The companies are discussing a per-share price for Rockwell of $140 or less and could come to an agreement as soon as this weekend, according to people familiar with the situation.

Should the transaction happen, it would rank as the largest aerospace deal on record, eclipsing United Technologies’ 2012 acquisition of Goodrich Corp. for about $16.5 billion, according to Dealogic. It would also be one of the five biggest takeovers of the year, Dealogic data show.

Rockwell specializes in cockpit displays and communications systems for passenger jets and military programs. In April, the company closed its roughly $6 billion acquisition of B/E Aerospace Inc., a maker of plane seats and interiors.

Shares of Rockwell and United Technologies closed 2.1 percent and 2.9 percent higher, respectively, on Tuesday on the news. United Technologies investors cheered the likelihood that the company will be able to secure the deal without paying a higher price that some had expected, the Journal reported. 

Amrita Nain, an associate professor of finance at the University of Iowa, said it’s questionable whether United Technologies can generate enough cost savings to justify the more than 30 percent premium it’s offering on Rockwell’s stock price. Additionally, Rockwell’s price has increased significantly over the course of 2017, which implies about a 55 percent premium over its January stock price of about $93, she said in emailed comments. Rockwell is trading today at more than $130 per share. 

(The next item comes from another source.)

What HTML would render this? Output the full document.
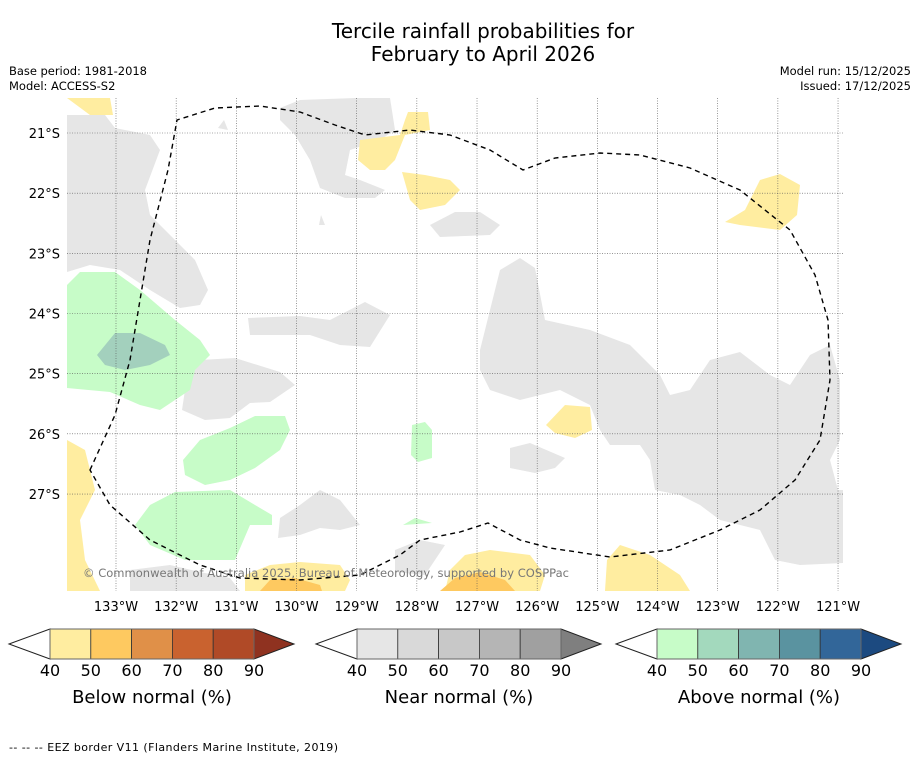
<!DOCTYPE html>
<html><head><meta charset="utf-8"><style>
body{margin:0;background:#fff;width:919px;height:758px;overflow:hidden;font-family:"DejaVu Sans","Liberation Sans",sans-serif;}
svg text{font-family:"DejaVu Sans","Liberation Sans",sans-serif;}
</style></head><body>
<svg id="chart" width="919" height="758" viewBox="0 0 919 758" xmlns="http://www.w3.org/2000/svg">
<text x="483" y="38" font-size="20" text-anchor="middle">Tercile rainfall probabilities for</text>
<text x="483" y="61" font-size="20" text-anchor="middle">February to April 2026</text>
<text x="9" y="75" font-size="11.5" textLength="138">Base period: 1981-2018</text>
<text x="9" y="90" font-size="11.5">Model: ACCESS-S2</text>
<text x="911" y="75" font-size="11.5" text-anchor="end">Model run: 15/12/2025</text>
<text x="911" y="90" font-size="11.5" text-anchor="end">Issued: 17/12/2025</text>
<defs><clipPath id="mapclip"><rect x="67" y="98" width="776" height="493"/></clipPath></defs>
<g clip-path="url(#mapclip)">
<g fill="#e6e6e6">
<path d="M67,115 L105,115 L115,128 L150,135 L160,150 L145,190 L150,215 L175,240 L195,260 L208,290 L200,305 L180,308 L150,290 L120,270 L90,265 L67,272 Z"/>
<path d="M280,108 L300,100 L355,98 L390,98 L395,130 L380,140 L350,150 L345,175 L360,180 L385,190 L375,198 L345,198 L320,188 L310,160 L295,135 L280,120 Z"/>
<path d="M248,318 L300,316 L330,320 L365,302 L390,315 L370,347 L340,345 L310,335 L250,335 Z"/>
<path d="M200,360 L235,358 L280,372 L295,385 L270,402 L250,403 L230,418 L205,420 L182,410 L185,390 Z"/>
<path d="M430,225 L455,212 L480,212 L500,225 L490,235 L440,237 Z"/>
<path d="M480,350 L490,310 L500,270 L520,258 L535,268 L545,320 L590,330 L630,345 L660,375 L670,395 L690,390 L710,360 L740,352 L770,375 L790,385 L810,355 L830,345 L840,380 L840,440 L830,460 L838,490 L843,490 L843,563 L800,565 L775,560 L760,530 L740,525 L720,520 L700,505 L680,495 L655,490 L650,460 L640,445 L610,445 L600,430 L590,405 L560,390 L520,400 L490,390 L480,370 Z"/>
<path d="M510,448 L530,443 L565,458 L555,468 L535,473 L510,468 Z"/>
<path d="M280,518 L300,505 L320,490 L340,500 L360,525 L340,530 L320,528 L300,535 L278,538 Z"/>
<path d="M395,550 L420,540 L445,545 L435,560 L425,575 L395,572 Z"/>
<path d="M130,570 L170,565 L200,572 L230,578 L240,591 L130,591 Z"/>
<path d="M218,128 L224,120 L228,130 Z"/>
<path d="M319,225 L321,215 L325,225 Z"/>
</g>
<g fill="#ffeda0">
<path d="M67,98 L110,98 L113,115 L90,115 Z"/>
<path d="M360,140 L400,135 L405,120 L408,112 L428,112 L430,130 L405,135 L395,160 L385,170 L370,170 L358,160 Z"/>
<path d="M402,172 L425,175 L450,180 L460,190 L445,205 L420,210 L410,200 Z"/>
<path d="M725,222 L745,210 L760,180 L780,174 L800,185 L797,215 L780,230 L740,225 Z"/>
<path d="M546,425 L565,405 L590,407 L592,430 L575,438 L555,433 Z"/>
<path d="M67,440 L85,450 L95,490 L80,520 L85,560 L100,591 L67,591 Z"/>
<path d="M607,560 L620,545 L650,555 L680,575 L690,591 L605,591 Z"/>
<path d="M465,555 L490,550 L530,555 L545,575 L540,591 L445,591 L450,570 Z"/>
<path d="M245,575 L270,565 L300,562 L340,565 L350,580 L345,591 L245,591 Z"/>
</g>
<g fill="#fec960">
<path d="M260,591 L270,580 L295,578 L320,585 L322,591 Z"/>
<path d="M440,591 L455,578 L480,572 L505,580 L515,591 Z"/>
</g>
<g fill="#c7fcc8">
<path d="M67,285 L80,272 L115,272 L140,290 L175,320 L200,340 L210,355 L195,370 L190,390 L160,410 L140,405 L110,392 L67,388 Z"/>
<path d="M183,460 L200,440 L230,428 L255,416 L285,416 L290,430 L280,450 L255,468 L230,480 L205,485 L185,475 Z"/>
<path d="M135,525 L150,505 L175,492 L230,490 L255,505 L272,515 L272,525 L250,525 L235,560 L185,560 L150,545 Z"/>
<path d="M412,425 L425,422 L432,430 L432,458 L418,462 L411,455 Z"/>
<path d="M403,525 L415,518 L432,523 Z"/>
</g>
<path fill="#a3d0bd" d="M97,355 L115,333 L140,333 L165,345 L170,355 L150,365 L125,370 L105,365 Z"/>
<g id="grid" stroke="#555" stroke-width="0.6" stroke-dasharray="1,1.5"></g>
<path fill="none" stroke="#000" stroke-width="1.4" stroke-dasharray="5,4" d="M90,470 L115,415 L130,360 L150,240 L168,170 L177,120 L215,108 L260,106 L300,112 L335,125 L365,135 L410,130 L450,135 L490,150 L523,170 L555,158 L600,153 L640,155 L690,168 L740,190 L790,230 L815,275 L828,320 L830,380 L820,440 L795,480 L760,510 L720,530 L670,550 L610,557 L550,548 L520,540 L488,523 L460,532 L420,540 L400,555 L360,575 L300,580 L240,578 L200,565 L150,540 L110,505 Z"/>
<text x="83" y="577" font-size="11.5" fill="#777" textLength="486">© Commonwealth of Australia 2025, Bureau of Meteorology, supported by COSPPac</text>
</g>
<g id="axes"></g>
<g id="cbars"></g>
<text x="9" y="751" font-size="11" textLength="329">--  --  -- EEZ border V11 (Flanders Marine Institute, 2019)</text>
</svg>
<script>
const lonTicks=[-133,-132,-131,-130,-129,-128,-127,-126,-125,-124,-123,-122,-121];
const latTicks=[-21,-22,-23,-24,-25,-26,-27];
const cbTickLabels=["40","50","60","70","80","90"];
const belowColors=["#ffeda0","#fec960","#e09048","#c9622f","#b04a27","#8f3220"];
const nearColors=["#e6e6e6","#d9d9d9","#c8c8c8","#b5b5b5","#a0a0a0","#7f7f7f"];
const aboveColors=["#c7fcc8","#a3d9bd","#80b5b0","#5a93a0","#326699","#1c4a80"];
const cbTitles=["Below normal (%)","Near normal (%)","Above normal (%)"];
const NS="http://www.w3.org/2000/svg";
function xLon(l){return 116+(l+133)*60.17;}
function yLat(l){return 133+(-21-l)*60.17;}
function mk(tag,attrs,parent){const e=document.createElementNS(NS,tag);for(const k in attrs)e.setAttribute(k,attrs[k]);parent.appendChild(e);return e;}
const grid=document.getElementById('grid'),axes=document.getElementById('axes'),cb=document.getElementById('cbars');
lonTicks.forEach(l=>{
 const x=xLon(l);
 const ln=mk('line',{x1:x,x2:x,y1:98,y2:591},grid);
 
 
 const t=mk('text',{x:x,y:611,'font-size':13,'text-anchor':'middle'},axes);
 t.textContent=Math.abs(l)+'°W';
 
 
});
latTicks.forEach(l=>{
 const y=yLat(l);
 const ln=mk('line',{x1:67,x2:843,y1:y,y2:y},grid);
 
 
 const t=mk('text',{x:60,y:y+5,'font-size':13,'text-anchor':'end'},axes);
 t.textContent=Math.abs(l)+'°S';
 
 
});
[belowColors,nearColors,aboveColors].forEach((cols,i)=>{
 const x0=[50,357,657][i],w=40.8,y0=629,h=30;
 const g=mk('g',{},cb);
 
 
 mk('polygon',{points:`${x0-41},${y0+h/2} ${x0},${y0} ${x0},${y0+h}`,fill:'#fff',stroke:'#222','stroke-width':1},g);
 for(let k=0;k<5;k++){const r=mk('rect',{x:x0+k*w,y:y0,width:w,height:h,fill:cols[k],stroke:'#333','stroke-width':0.8},g);
  
  }
 mk('polygon',{points:`${x0+5*w},${y0} ${x0+5*w+40},${y0+h/2} ${x0+5*w},${y0+h}`,fill:cols[5],stroke:'#222','stroke-width':1},g);
 mk('rect',{x:x0,y:y0,width:5*w,height:h,fill:'none',stroke:'#666','stroke-width':1},g);
 cbTickLabels.forEach((s,k)=>{const t=mk('text',{x:x0+k*w,y:676,'font-size':16,'text-anchor':'middle'},g);t.textContent=s;
  
  });
 const tt=mk('text',{x:x0+2.5*w,y:703,'font-size':18,'text-anchor':'middle'},g);tt.textContent=cbTitles[i];
 
 
});
</script>
</body></html>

“Rockwell is a fairly well-managed company, so there are unlikely to be obvious inefficiencies sitting around for United to fix,” Nain said. “In some acquisitions, cost cuts can come from eliminating redundancies and overlapping facilities. However, United Tech and Rockwell have very little product overlap. While the small product overlap makes it less likely that the deal will face antitrust objections, it also makes cost synergies harder to achieve.” 

As a result, Nain said she believes United Technologies will have to generate most of the value from revenue synergies and innovation. 

Cedar Rapids Mayor Ron Corbett said he met with Rockwell Collins leadership Aug. 8 to learn what he could about the situation and what it could mean for the city, the Corridor Business Journal reported. Corbett expressed concern about the possibility of losing a corporate headquarters and the benefits that go along with it. 

“There are a lot of things they don’t know at this time, and a lot of the things they know they couldn’t talk about,” Corbett said.